Hoyt wants to dip Janice in the pool so she can be with him, but Iron Man takes exception to that and wails on him right before reaching to pull Janice back up from the pool.
Then Hoyt jumps in the pool to power up but, low and behold, all the construction by Stark has made small cracks in the base of the pool (hence why Hoyt was all angry at him in the first place) and the voodoo drum noise from the speakers made the damage worse so Hoyt is sucked away into the Earth… and Tony and Janice jet off to have more adventures in Captain Marvel #14.
Let’s get down to the biscuits.
The thing in this story that stuck out the most to me, especially in our polarized political times, is that our bad guy, Travis Hoyt, seems to be an environmentalist – even if it’s for selfish reasons and he’s kind of elitist about the whole thing – and Tony and the inspector stand for developing industry – although to be fair it is mentioned that it is benefiting the people of the small unnamed island. There’s even a heavy handed mention that the security guard who was attacked at the very beginning of the issue was just a kid working his way through school.

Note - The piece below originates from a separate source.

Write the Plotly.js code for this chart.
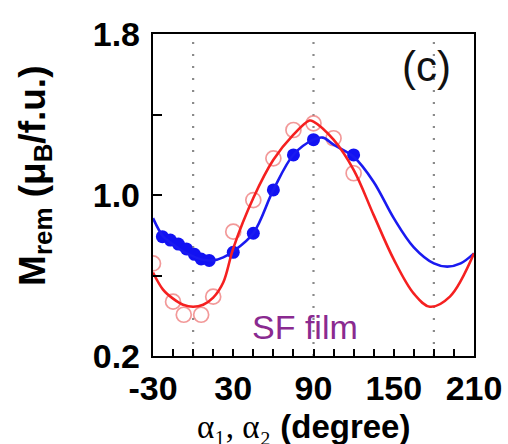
<!DOCTYPE html>
<html>
<head>
<meta charset="utf-8">
<script src="https://cdn.plot.ly/plotly-3.0.1.min.js"></script>
<style>html,body{margin:0;padding:0;background:#fff;}#chart{width:508px;height:444px;}</style>
</head>
<body>
<div id="chart"></div>
<script>
// Measured data: open circles (red) and filled dots (blue)
var redX = [-30, -15, -7, 6, 15, 30, 45, 60, 75, 90, 105, 120];
var redY = [0.66, 0.47, 0.405, 0.405, 0.495, 0.818, 0.975, 1.182, 1.323, 1.356, 1.282, 1.108];
var blueX = [-23, -17, -11, -5, 1, 6, 12, 30, 45, 60, 75, 90, 120];
var blueY = [0.793, 0.776, 0.756, 0.732, 0.705, 0.682, 0.675, 0.715, 0.81, 1.025, 1.199, 1.275, 1.199];
// Fitted curves
var redFitX = [-30, -22.5, -15, -7.5, 0, 7.5, 15, 22.5, 30, 45, 60, 75, 87, 90, 105, 120, 135, 150, 165, 177, 192, 210];
var redFitY = [0.615, 0.53, 0.485, 0.455, 0.445, 0.455, 0.49, 0.565, 0.735, 0.985, 1.175, 1.30, 1.37, 1.365, 1.275, 1.125, 0.90, 0.68, 0.51, 0.445, 0.495, 0.71];
var blueFitX = [-30, -22.5, -15, -7.5, 0, 7.5, 15, 22.5, 30, 45, 60, 75, 90, 97, 105, 120, 135, 150, 165, 180, 190, 200, 210];
var blueFitY = [0.885, 0.795, 0.755, 0.72, 0.695, 0.678, 0.675, 0.69, 0.72, 0.81, 1.025, 1.20, 1.275, 1.285, 1.25, 1.19, 1.065, 0.885, 0.74, 0.66, 0.644, 0.66, 0.71];
var xTickVals = [-30, -15, 0, 15, 30, 45, 60, 75, 90, 105, 120, 135, 150, 165, 180, 195, 210];
var xTickText = ['-30', '', '', '', '30', '', '', '', '90', '', '', '', '150', '', '', '', '210'];
var yTickVals = [0.2, 0.6, 1.0, 1.4, 1.8];
var yTickText = ['0.2', '', '1.0', '', '1.8'];
var guideX = [0, 90, 180];

var tickFont = {family: 'Liberation Sans, Arial, sans-serif', size: 34, color: '#000', weight: 'bold'};

var traces = [
  {x: redX, y: redY, type: 'scatter', mode: 'markers',
   marker: {symbol: 'circle-open', size: 15, color: 'rgba(236,110,110,0.7)', line: {width: 1.7, color: 'rgba(236,110,110,0.7)'}},
   hoverinfo: 'skip'},
  {x: blueX, y: blueY, type: 'scatter', mode: 'markers',
   marker: {symbol: 'circle', size: 13, color: '#1212f2'}, hoverinfo: 'skip'},
  {x: blueFitX, y: blueFitY, type: 'scatter', mode: 'lines',
   line: {color: '#1a1af0', width: 2.6, shape: 'spline', smoothing: 1}, hoverinfo: 'skip'},
  {x: redFitX, y: redFitY, type: 'scatter', mode: 'lines',
   line: {color: '#f52020', width: 2.6, shape: 'spline', smoothing: 1}, hoverinfo: 'skip'}
];

var shapes = guideX.map(function (gx) {
  return {type: 'line', xref: 'x', yref: 'paper', x0: gx, x1: gx, y0: 0, y1: 1,
          line: {color: '#8a8a8a', width: 2.2, dash: '2px,10px'}, layer: 'below'};
});

var layout = {
  width: 508, height: 444,
  margin: {l: 153, r: 34, t: 34, b: 88},
  paper_bgcolor: '#fff', plot_bgcolor: '#fff',
  showlegend: false,
  xaxis: {range: [-30, 210], tickvals: xTickVals, ticktext: xTickText,
          ticks: 'inside', ticklen: 7, tickwidth: 2, tickcolor: '#000',
          showline: true, linewidth: 2.2, linecolor: '#000', mirror: true,
          showgrid: false, zeroline: false, tickfont: tickFont, ticklabelstandoff: 1},
  yaxis: {range: [0.2, 1.8], tickvals: yTickVals, ticktext: yTickText,
          ticks: 'inside', ticklen: 9, tickwidth: 2, tickcolor: '#000',
          showline: true, linewidth: 2.2, linecolor: '#000', mirror: true,
          showgrid: false, zeroline: false, tickfont: tickFont, ticklabelstandoff: 4},
  shapes: shapes,
  annotations: [
    {text: '(c)', xref: 'paper', yref: 'paper', x: 0.852, y: 0.9, xanchor: 'center', yanchor: 'middle',
     showarrow: false, font: {family: 'Liberation Sans, Arial, sans-serif', size: 42, color: '#111'}},
    {text: 'SF film', xref: 'paper', yref: 'paper', x: 0.4735, y: 0.09, xanchor: 'center', yanchor: 'middle',
     showarrow: false, font: {family: 'Liberation Sans, Arial, sans-serif', size: 34, color: '#8a2a90'}},
    {text: 'M<sub>rem</sub> (μ<sub>B</sub>/f.u.)', xref: 'paper', yref: 'paper', x: -0.37, y: 0.56,
     xanchor: 'center', yanchor: 'middle', textangle: -90, showarrow: false,
     font: {family: 'Liberation Sans, Arial, sans-serif', size: 37, color: '#000', weight: 'bold'}},
    {text: '<span style="font-family:Liberation Serif;font-weight:normal">α₁, α₂</span> (degree)',
     xref: 'paper', yref: 'paper', x: 0.47, y: -0.218, xanchor: 'center', yanchor: 'middle', showarrow: false,
     font: {family: 'Liberation Sans, Arial, sans-serif', size: 33, color: '#000', weight: 'bold'}}
  ]
};

Plotly.newPlot('chart', traces, layout, {staticPlot: true, displayModeBar: false});
</script>
</body>
</html>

I got a good dose of “industry as job creators” when reading this and found it unsettling that a political issue that is so prominent today existed in some form enough to make it into a comic book back in the late 60’s. To be fair, and not to try and make too big a deal out of this, Stark factories, as you’ll see in coming issues, are know for how environmentally sound they are and, really, Hoyt was a douche-nozzle, but industry versus environment is a long standing dichotomy none the less.
If only all “job creators” were as responsible and well intention-ed as a fictional Tony Stark.